Benefits of being product-led
Creating value for customers along each stage of journey is what we, as product managers, strive for. Through various tactics, a product-led strategy is an intrinsic part of focusing an organization on each part of a product journey, in order to create the most value for customers. Tactics include combining R&D, sales, and marketing to hone in on improving customer satisfaction, adoption, and usage rates. Add this to the increased agility of a product-led organization and it’s possible to deliver quick and long-lasting value to customers.
Product-led companies rely on data to anticipate when issues may arise in the customers’ product journey. This is vital, as it enables these types of companies to innovate faster by building on customer feedback and adapting their user experience. This process of iteration helps teams use successes and setbacks to drive towards their end goal.
Finally, product-led organizations have flexibility.
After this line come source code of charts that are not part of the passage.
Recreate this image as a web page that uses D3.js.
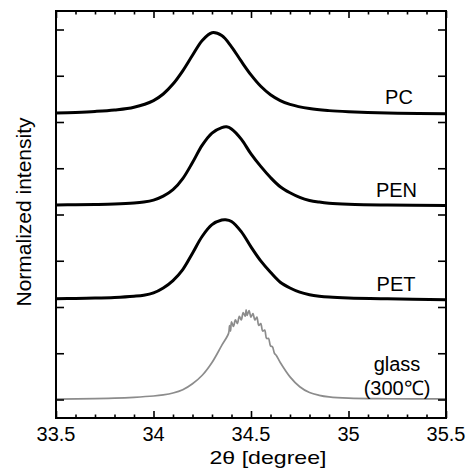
<!DOCTYPE html>
<html><head><meta charset="utf-8">
<script src="https://cdn.jsdelivr.net/npm/d3@7"></script>
<style>body{margin:0;background:#fff}svg{display:block}text{font-family:"Liberation Sans",Arial,sans-serif;fill:#000}</style>
</head><body><svg id="c" width="469" height="469"></svg>
<script>
// ---- data (2θ in degrees, normalized intensity 0..1, stacked by offsets) ----
const samples = ["PC", "PEN", "PET", "glass"];
const offsets = [3, 2, 1, 0];
const sampleLabels = [["PC"], ["PEN"], ["PET"], ["glass", "(300\u2103)"]];
const pcX  = [33.5, 33.6, 33.7, 33.8, 33.9, 34.0, 34.05, 34.1, 34.15, 34.2, 34.25, 34.3, 34.35, 34.4, 34.45, 34.5, 34.55, 34.6, 34.65, 34.7, 34.8, 34.9, 35.0, 35.2, 35.5];
const pcY  = [0.097, 0.104, 0.114, 0.130, 0.160, 0.232, 0.303, 0.410, 0.553, 0.721, 0.881, 0.965, 0.934, 0.813, 0.657, 0.509, 0.386, 0.295, 0.232, 0.190, 0.145, 0.123, 0.111, 0.097, 0.090];
const penX = [33.5, 33.6, 33.7, 33.8, 33.9, 33.95, 34.0, 34.05, 34.1, 34.15, 34.2, 34.25, 34.3, 34.35, 34.375, 34.4, 34.45, 34.5, 34.55, 34.6, 34.65, 34.7, 34.75, 34.8, 34.85, 34.9, 35.0, 35.2, 35.5];
const penY = [0.104, 0.105, 0.108, 0.113, 0.124, 0.135, 0.156, 0.198, 0.268, 0.388, 0.562, 0.750, 0.880, 0.940, 0.948, 0.925, 0.815, 0.655, 0.520, 0.400, 0.300, 0.235, 0.185, 0.152, 0.134, 0.122, 0.111, 0.102, 0.096];
const petX = [33.5, 33.6, 33.7, 33.8, 33.9, 33.95, 34.0, 34.05, 34.1, 34.15, 34.2, 34.25, 34.3, 34.35, 34.37, 34.4, 34.45, 34.5, 34.55, 34.6, 34.65, 34.7, 34.75, 34.8, 34.85, 34.9, 35.0, 35.2, 35.5];
const petY = [0.090, 0.093, 0.097, 0.104, 0.117, 0.128, 0.153, 0.206, 0.286, 0.405, 0.582, 0.765, 0.890, 0.940, 0.943, 0.925, 0.815, 0.650, 0.498, 0.375, 0.268, 0.205, 0.160, 0.133, 0.117, 0.107, 0.097, 0.088, 0.079];
const glsX = [33.5, 33.7, 33.8, 33.9, 34.0, 34.05, 34.1, 34.15, 34.2, 34.25, 34.3, 34.35, 34.385, 34.39, 34.395, 34.40, 34.41, 34.42, 34.43, 34.44, 34.45, 34.46, 34.47, 34.475, 34.48, 34.49, 34.50, 34.51, 34.52, 34.53, 34.54, 34.55, 34.56, 34.57, 34.58, 34.59, 34.60, 34.61, 34.62, 34.63, 34.65, 34.7, 34.75, 34.8, 34.85, 34.9, 35.0, 35.2, 35.5];
const glsY = [0.005, 0.010, 0.015, 0.024, 0.038, 0.050, 0.070, 0.105, 0.170, 0.262, 0.400, 0.585, 0.715, 0.800, 0.740, 0.840, 0.790, 0.860, 0.820, 0.900, 0.860, 0.940, 0.900, 0.970, 0.910, 0.960, 0.890, 0.930, 0.860, 0.890, 0.800, 0.820, 0.740, 0.750, 0.660, 0.660, 0.580, 0.570, 0.500, 0.475, 0.400, 0.245, 0.138, 0.075, 0.045, 0.028, 0.014, 0.008, 0.006];
const seriesX = [pcX, penX, petX, glsX];
const seriesY = [pcY, penY, petY, glsY];
const colors = ["#000", "#000", "#000", "#8c8c8c"];
const widths = [3, 3, 3, 1.7];
const xMajor = [33.5, 34, 34.5, 35, 35.5];
const xMajorLabels = ["33.5", "34", "34.5", "35", "35.5"];
const xMinor = [33.6, 33.7, 33.8, 33.9, 34.1, 34.2, 34.3, 34.4, 34.6, 34.7, 34.8, 34.9, 35.1, 35.2, 35.3, 35.4];
const yTicks = [0, 0.5, 1, 1.5, 2, 2.5, 3, 3.5, 4];

// ---- layout ----
const L = 56, R = 446, T = 11, B = 418;
const svg = d3.select("#c");
const x = d3.scaleLinear().domain([33.5, 35.5]).range([L, R]);
const y = d3.scaleLinear().domain([-0.2, 4.2]).range([B, T]);

const line = d3.line().curve(d3.curveCatmullRom.alpha(0.5));
samples.forEach((s, i) => {
  const pts = seriesX[i].map((v, j) => [x(v), y(seriesY[i][j] + offsets[i])]);
  svg.append("path").attr("d", line(pts)).attr("fill", "none")
    .attr("stroke", colors[i]).attr("stroke-width", widths[i]).attr("stroke-linejoin", "round");
});

function styleAxis(g) { g.select(".domain").remove(); g.selectAll("line").attr("stroke", "#000").attr("stroke-width", 1.6); g.selectAll("text").remove(); }
svg.append("g").attr("transform", `translate(0,${B})`).call(d3.axisBottom(x).tickValues(xMajor).tickSize(-7)).call(styleAxis);
svg.append("g").attr("transform", `translate(0,${B})`).call(d3.axisBottom(x).tickValues(xMinor).tickSize(-3.5)).call(styleAxis);
svg.append("g").attr("transform", `translate(0,${T})`).call(d3.axisTop(x).tickValues(xMajor).tickSize(-7)).call(styleAxis);
svg.append("g").attr("transform", `translate(0,${T})`).call(d3.axisTop(x).tickValues(xMinor).tickSize(-3.5)).call(styleAxis);
svg.append("g").attr("transform", `translate(${L},0)`).call(d3.axisLeft(y).tickValues(yTicks).tickSize(-8)).call(styleAxis);
svg.append("g").attr("transform", `translate(${R},0)`).call(d3.axisRight(y).tickValues(yTicks).tickSize(-8)).call(styleAxis);
svg.append("rect").attr("x", L).attr("y", T).attr("width", R - L).attr("height", B - T)
  .attr("fill", "none").attr("stroke", "#000").attr("stroke-width", 2);

svg.selectAll("text.xt").data(xMajor).enter().append("text").attr("class", "xt")
  .attr("x", d => x(d)).attr("y", 441).attr("text-anchor", "middle").attr("font-size", 20)
  .text((d, i) => xMajorLabels[i]);
svg.append("text").attr("x", 268).attr("y", 464).attr("text-anchor", "middle").attr("font-size", 19)
  .attr("textLength", 117).attr("lengthAdjust", "spacingAndGlyphs").text("2\u03b8 [degree]");
svg.append("text").attr("transform", "translate(30.5,212) rotate(-90)").attr("text-anchor", "middle")
  .attr("font-size", 21).text("Normalized intensity");

const labelPos = [[399, [104]], [396.5, [197]], [396, [291]], [397, [371, 394.5]]];
sampleLabels.forEach((lines, i) => {
  lines.forEach((t, k) => {
    svg.append("text").attr("x", labelPos[i][0]).attr("y", labelPos[i][1][k])
      .attr("text-anchor", "middle").attr("font-size", 20).text(t);
  });
});
</script></body></html>
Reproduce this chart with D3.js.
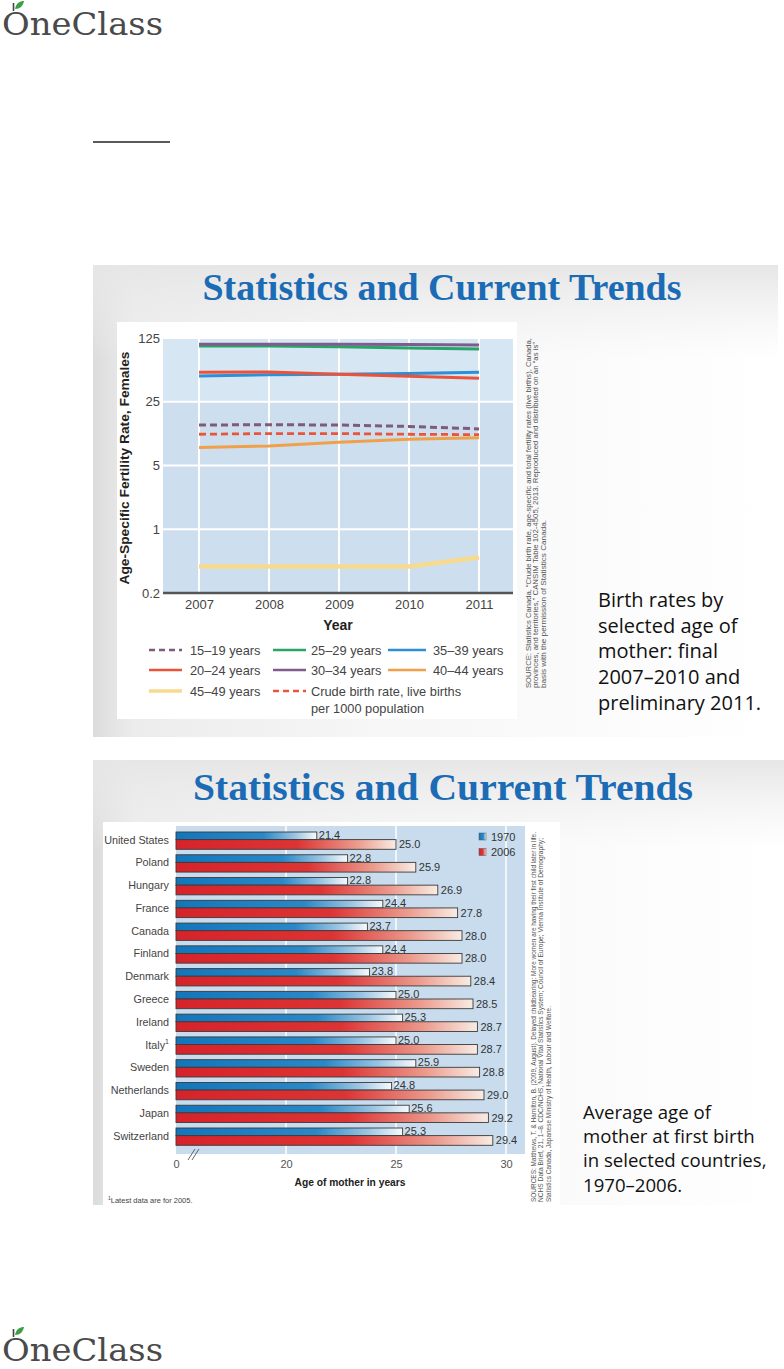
<!DOCTYPE html>
<html><head><meta charset="utf-8">
<script src="https://cdn.jsdelivr.net/npm/d3@7"></script>
<style>body{margin:0;background:#fff}svg{display:block}</style>
</head><body>
<script>
// ---------- DATA ----------
const years = [2007, 2008, 2009, 2010, 2011];
const rate15_19 = [13.9, 14.0, 13.9, 13.4, 12.6];
const rate20_24 = [52.5, 53.0, 50.0, 47.5, 45.2];
const rate25_29 = [102, 102, 100.5, 97, 94.5];
const rate30_34 = [107, 107, 106.5, 106, 105];
const rate35_39 = [48.0, 49.5, 50.0, 51.0, 52.5];
const rate40_44 = [7.9, 8.2, 9.0, 9.7, 10.1];
const rate45_49 = [0.39, 0.39, 0.39, 0.39, 0.49];
const crudeRate = [11.0, 11.2, 11.2, 11.0, 10.9];
const fertTicks = [0.2, 1, 5, 25, 125];

const countries = ["United States","Poland","Hungary","France","Canada","Finland","Denmark","Greece","Ireland","Italy","Sweden","Netherlands","Japan","Switzerland"];
const age1970 = [21.4, 22.8, 22.8, 24.4, 23.7, 24.4, 23.8, 25.0, 25.3, 25.0, 25.9, 24.8, 25.6, 25.3];
const age2006 = [25.0, 25.9, 26.9, 27.8, 28.0, 28.0, 28.4, 28.5, 28.7, 28.7, 28.8, 29.0, 29.2, 29.4];
const ageTicks = [15, 20, 25, 30];
const ageTickLabels = ["0", "20", "25", "30"];

// ---------- SETUP ----------
const W = 784, H = 1369;
const svg = d3.select("body").append("svg").attr("width", W).attr("height", H);
const defs = svg.append("defs");
const SANS = "'Liberation Sans', Arial, sans-serif";

function lin(id, stops, x2 = 1, y2 = 0) {
  const g = defs.append("linearGradient").attr("id", id).attr("x1", 0).attr("y1", 0).attr("x2", x2).attr("y2", y2);
  stops.forEach(s => g.append("stop").attr("offset", s[0]).attr("stop-color", s[1]));
}
lin("slideH", [[0, "#dcdcdc"], [0.06, "#ececec"], [0.4, "#f6f6f6"], [1, "#ffffff"]]);
lin("slideV", [[0, "#e6e6e6"], [0.2, "rgba(240,240,240,0)"], [1, "rgba(255,255,255,0)"]], 0, 1);
lin("blueBar", [[0, "#1376bb"], [0.62, "#2a88c8"], [0.85, "#9cc6e4"], [1, "#f7fafc"]]);
lin("redBar", [[0, "#d6232b"], [0.55, "#dc3434"], [0.82, "#eb9a8c"], [1, "#f8ece4"]]);

// ---------- LOGOS & UNDERLINE ----------
function logo(baseY) {
  const g = svg.append("g");
  g.append("text").attr("x", 2).attr("y", baseY).text("OneClass")
    .attr("font-family", "'DejaVu Serif', serif").attr("font-size", 31)
    .attr("fill", "#4a4a4a").attr("textLength", 161).attr("lengthAdjust", "spacingAndGlyphs");
  const top = baseY - 25;
  g.append("line").attr("x1", 13.5).attr("x2", 13.5).attr("y1", top - 7).attr("y2", top + 1)
    .attr("stroke", "#444").attr("stroke-width", 1.6);
  g.append("path").attr("d", `M15,${top-1} C16,${top-7} 20,${top-9} 24,${top-9} C23,${top-4} 20,${top-1} 15,${top-1} Z`)
    .attr("fill", "#3d9e45");
}
logo(35);
logo(1361);
svg.append("line").attr("x1", 93).attr("x2", 170).attr("y1", 142).attr("y2", 142)
  .attr("stroke", "#222").attr("stroke-width", 1.5);

// ---------- SLIDES ----------
function slide(x, y, w, h) {
  svg.append("rect").attr("x", x).attr("y", y).attr("width", w).attr("height", h).attr("fill", "url(#slideH)");
  svg.append("rect").attr("x", x).attr("y", y).attr("width", w).attr("height", h).attr("fill", "url(#slideV)");
}
slide(93, 265, 685, 472);
slide(93, 760, 691, 445);

function title(x, y, len) {
  svg.append("text").attr("x", x).attr("y", y).attr("text-anchor", "middle")
    .attr("font-family", "'Liberation Serif', 'Times New Roman', serif").attr("font-weight", "bold")
    .attr("font-size", 37).attr("fill", "#1b6cb5").attr("textLength", len).attr("lengthAdjust", "spacingAndGlyphs")
    .text("Statistics and Current Trends");
}
title(442, 300, 479);
title(443, 800, 500);

// ---------- CHART 1 ----------
svg.append("rect").attr("x", 117).attr("y", 322).attr("width", 400).attr("height", 397).attr("fill", "#fff");
const px0 = 163, px1 = 513, py0 = 338, py1 = 593;
const x1 = d3.scaleLinear().domain([2007, 2011]).range([199, 479]);
const y1 = d3.scaleLog().domain([0.2, 125]).range([py1, py0]);
const c1 = svg.append("g");
c1.append("rect").attr("x", px0).attr("y", py0).attr("width", px1 - px0).attr("height", py1 - py0).attr("fill", "#cddfee");
c1.append("rect").attr("x", px0).attr("y", py0).attr("width", px1 - px0).attr("height", y1(25) - py0).attr("fill", "#d6e6f2");
c1.selectAll("line.hg").data(fertTicks.slice(1)).join("line")
  .attr("x1", px0).attr("x2", px1).attr("y1", d => y1(d)).attr("y2", d => y1(d))
  .attr("stroke", "#fff").attr("stroke-width", 2);
c1.selectAll("line.vg").data(years).join("line")
  .attr("x1", d => x1(d)).attr("x2", d => x1(d)).attr("y1", py0).attr("y2", py1)
  .attr("stroke", "#fff").attr("stroke-width", 2);

const series = [
  { name: "45–49 years", vals: rate45_49, color: "#f7da8e", w: 4.5, dash: null },
  { name: "40–44 years", vals: rate40_44, color: "#f0a048", w: 3, dash: null },
  { name: "crude", vals: crudeRate, color: "#e9553b", w: 2.8, dash: "7,4" },
  { name: "15–19 years", vals: rate15_19, color: "#7e5a7c", w: 3, dash: "7,4" },
  { name: "35–39 years", vals: rate35_39, color: "#2e8fd4", w: 3, dash: null },
  { name: "20–24 years", vals: rate20_24, color: "#ea5339", w: 3, dash: null },
  { name: "25–29 years", vals: rate25_29, color: "#27a56b", w: 3, dash: null },
  { name: "30–34 years", vals: rate30_34, color: "#7e5c8b", w: 3, dash: null }
];
const line1 = d3.line().x((d, i) => x1(years[i])).y(d => y1(d));
c1.selectAll("path.s").data(series).join("path")
  .attr("d", d => line1(d.vals)).attr("fill", "none").attr("stroke", d => d.color)
  .attr("stroke-width", d => d.w).attr("stroke-dasharray", d => d.dash);

c1.append("line").attr("x1", px0).attr("x2", px1).attr("y1", py1).attr("y2", py1)
  .attr("stroke", "#555").attr("stroke-width", 2.5);

const ya = c1.append("g").attr("transform", `translate(${px0 + 2},0)`)
  .call(d3.axisLeft(y1).tickValues(fertTicks).tickFormat(d => String(d)).tickSize(0).tickPadding(5));
ya.select(".domain").remove();
ya.selectAll("text").attr("font-family", SANS).attr("font-size", 13).attr("fill", "#444");
const xa = c1.append("g").attr("transform", `translate(0,${py1})`)
  .call(d3.axisBottom(x1).tickValues(years).tickFormat(d3.format("d")).tickSize(0).tickPadding(7));
xa.select(".domain").remove();
xa.selectAll("text").attr("font-family", SANS).attr("font-size", 13).attr("fill", "#444");

c1.append("text").attr("transform", "translate(124,468) rotate(-90)").attr("text-anchor", "middle")
  .attr("dominant-baseline", "central").attr("font-family", SANS).attr("font-weight", "bold")
  .attr("font-size", 13.5).attr("fill", "#222").attr("textLength", 233).attr("lengthAdjust", "spacingAndGlyphs")
  .text("Age-Specific Fertility Rate, Females");
c1.append("text").attr("x", 338).attr("y", 630).attr("text-anchor", "middle").attr("font-family", SANS)
  .attr("font-weight", "bold").attr("font-size", 14).attr("fill", "#222").text("Year");

const legendItems = [
  { s: "15–19 years", col: 0, row: 0 }, { s: "25–29 years", col: 1, row: 0 }, { s: "35–39 years", col: 2, row: 0 },
  { s: "20–24 years", col: 0, row: 1 }, { s: "30–34 years", col: 1, row: 1 }, { s: "40–44 years", col: 2, row: 1 },
  { s: "45–49 years", col: 0, row: 2 }, { s: "crude", col: 1, row: 2 }
];
const colSym = [[149, 182], [273, 306], [388, 426]];
const colTxt = [190, 311, 433];
const rowY = [650, 670, 691];
legendItems.forEach(it => {
  const s = series.find(d => d.name === it.s);
  const yy = rowY[it.row];
  c1.append("line").attr("x1", colSym[it.col][0]).attr("x2", colSym[it.col][1]).attr("y1", yy).attr("y2", yy)
    .attr("stroke", s.color).attr("stroke-width", s.w === 4.5 ? 3.5 : 2.6).attr("stroke-dasharray", s.dash ? "6,4" : null);
  const t = c1.append("text").attr("x", colTxt[it.col]).attr("y", yy).attr("dominant-baseline", "central")
    .attr("font-family", SANS).attr("font-size", 12.8).attr("fill", "#444");
  if (it.s === "crude") {
    t.append("tspan").text("Crude birth rate, live births");
    t.append("tspan").attr("x", colTxt[it.col]).attr("dy", 16.5).text("per 1000 population");
  } else t.text(it.s);
});

function rotLines(lines, xs, yStart, lens) {
  lines.forEach((l, i) => {
    svg.append("text").attr("transform", `translate(${xs[i]},${yStart}) rotate(-90)`)
      .attr("dominant-baseline", "central").attr("font-family", SANS).attr("font-size", 7.2).attr("fill", "#555")
      .attr("textLength", lens[i]).attr("lengthAdjust", "spacingAndGlyphs").text(l);
  });
}
rotLines([
  "SOURCE: Statistics Canada, “Crude birth rate, age-specific and total fertility rates (live births), Canada,",
  "provinces, and territories,” CANSIM Table 102-4505, 2013. Reproduced and distributed on an “as is”",
  "basis with the permission of Statistics Canada."
], [528, 535.5, 543], 688, [350, 346, 168]);

function caption(lines, x, y0, fs, lh) {
  const t = svg.append("text").attr("font-family", "'Open Sans', 'Noto Sans', sans-serif").attr("font-size", fs).attr("fill", "#111");
  lines.forEach((l, i) => t.append("tspan").attr("x", x).attr("y", y0 + i * lh).text(l));
}
caption(["Birth rates by", "selected age of", "mother: final", "2007–2010 and", "preliminary 2011."], 598, 607, 20, 25.7);

// ---------- CHART 2 ----------
svg.append("rect").attr("x", 103).attr("y", 822).attr("width", 457).attr("height", 383).attr("fill", "#fff");
const bx0 = 176, bx1 = 525, by0 = 826, by1 = 1154;
const xb = d3.scaleLinear().domain([15, 31]).range([176, 528]);
const yb = d3.scaleBand().domain(countries).range([832, 1145.3]).paddingInner(0.24).paddingOuter(0);
const c2 = svg.append("g");
c2.append("rect").attr("x", bx0).attr("y", by0).attr("width", bx1 - bx0).attr("height", by1 - by0).attr("fill", "#c8dced");
c2.selectAll("line.g").data(ageTicks.slice(1)).join("line")
  .attr("x1", d => xb(d)).attr("x2", d => xb(d)).attr("y1", by0).attr("y2", by1)
  .attr("stroke", "#fff").attr("stroke-width", 1.5);

const bw = yb.bandwidth(), hB = bw * 0.44, hR = bw - hB;
c2.selectAll("rect.b").data(countries).join("rect")
  .attr("x", xb(15)).attr("y", d => yb(d)).attr("width", (d, i) => xb(age1970[i]) - xb(15)).attr("height", hB)
  .attr("fill", "url(#blueBar)").attr("stroke", "#3b3b3b").attr("stroke-width", 0.9);
c2.selectAll("rect.r").data(countries).join("rect")
  .attr("x", xb(15)).attr("y", d => yb(d) + hB).attr("width", (d, i) => xb(age2006[i]) - xb(15)).attr("height", hR)
  .attr("fill", "url(#redBar)").attr("stroke", "#3b3b3b").attr("stroke-width", 0.9);

c2.selectAll("text.vb").data(countries).join("text")
  .attr("x", (d, i) => xb(age1970[i]) + 2).attr("y", d => yb(d) + hB / 2 - 1).attr("dominant-baseline", "central")
  .attr("font-family", SANS).attr("font-size", 11).attr("fill", "#333").text((d, i) => age1970[i].toFixed(1));
c2.selectAll("text.vr").data(countries).join("text")
  .attr("x", (d, i) => xb(age2006[i]) + 3).attr("y", d => yb(d) + hB + hR / 2).attr("dominant-baseline", "central")
  .attr("font-family", SANS).attr("font-size", 11).attr("fill", "#333").text((d, i) => age2006[i].toFixed(1));

const cl = c2.selectAll("text.c").data(countries).join("text")
  .attr("x", 169).attr("y", d => yb(d) + hB).attr("text-anchor", "end").attr("dominant-baseline", "central")
  .attr("font-family", SANS).attr("font-size", 10.8).attr("fill", "#444");
cl.each(function (d) {
  const t = d3.select(this);
  t.append("tspan").text(d);
  if (d === "Italy") t.append("tspan").attr("font-size", 7).attr("dy", -4).text("1");
});

const xa2 = c2.append("g").attr("transform", `translate(0,${by1})`)
  .call(d3.axisBottom(xb).tickValues(ageTicks).tickFormat((d, i) => ageTickLabels[i]).tickSize(0).tickPadding(6));
xa2.select(".domain").remove();
xa2.selectAll("text").attr("font-family", SANS).attr("font-size", 11).attr("fill", "#555");
c2.append("path").attr("d", "M188,1160 L195,1149 M192,1160 L199,1149").attr("stroke", "#555").attr("stroke-width", 0.9).attr("fill", "none");
c2.append("text").attr("x", 350).attr("y", 1182).attr("text-anchor", "middle").attr("dominant-baseline", "central")
  .attr("font-family", SANS).attr("font-weight", "bold").attr("font-size", 11).attr("fill", "#222")
  .attr("textLength", 111).attr("lengthAdjust", "spacingAndGlyphs").text("Age of mother in years");

// legend
[["1970", "url(#blueBar)", 836.5], ["2006", "url(#redBar)", 852]].forEach(l => {
  c2.append("rect").attr("x", 479).attr("y", l[2] - 3.5).attr("width", 7).attr("height", 7).attr("fill", l[1]).attr("stroke", "#555").attr("stroke-width", 0.5);
  c2.append("text").attr("x", 491).attr("y", l[2]).attr("dominant-baseline", "central").attr("font-family", SANS)
    .attr("font-size", 11).attr("fill", "#333").text(l[0]);
});

const fn = svg.append("text").attr("x", 108).attr("y", 1200).attr("dominant-baseline", "central")
  .attr("font-family", SANS).attr("font-size", 7.5).attr("fill", "#444");
fn.append("tspan").attr("font-size", 5).attr("dy", -2).text("1");
fn.append("tspan").attr("dy", 2).text("Latest data are for 2005.");

rotLines([
  "SOURCES: Matthews, T. & Hamilton, B. (2009, August). Delayed childbearing: More women are having their first child later in life.",
  "NCHS Data Brief, 21, 1–8. CDC/NCHS, National Vital Statistics System; Council of Europe; Vienna Institute of Demography;",
  "Statistics Canada, Japanese Ministry of Health, Labour and Welfare."
], [533, 540.5, 548], 1202, [370, 364, 196]);

caption(["Average age of", "mother at first birth", "in selected countries,", "1970–2006."], 583, 1119, 18.6, 24.2);
</script>
</body></html>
Flexibility to change and re-write a roadmap when it needs to be adapted. This approach requires you to run vast numbers of experiments, instead of working with a defined set of qualities. Why? Because you can’t base product decisions on perceptions. Instead, you must use direct feedback, sentiment, and user behaviour to guide your decisions. Only then will you have a guide into where your product is delivering and where it’s not, giving you an opportunity to react accordingly.
The future is product-led
Product is no longer simply about the ‘product.’ Instead, it’s about the full end-to-end experience associated with a product. Product-led organizations are leading a critical change in thinking: continuously improve the product experience and leverage valuable customer feedback to do so. As a result, product-led companies can dig deeper and produce valuable outcomes for users, encouraging great loyalty intention.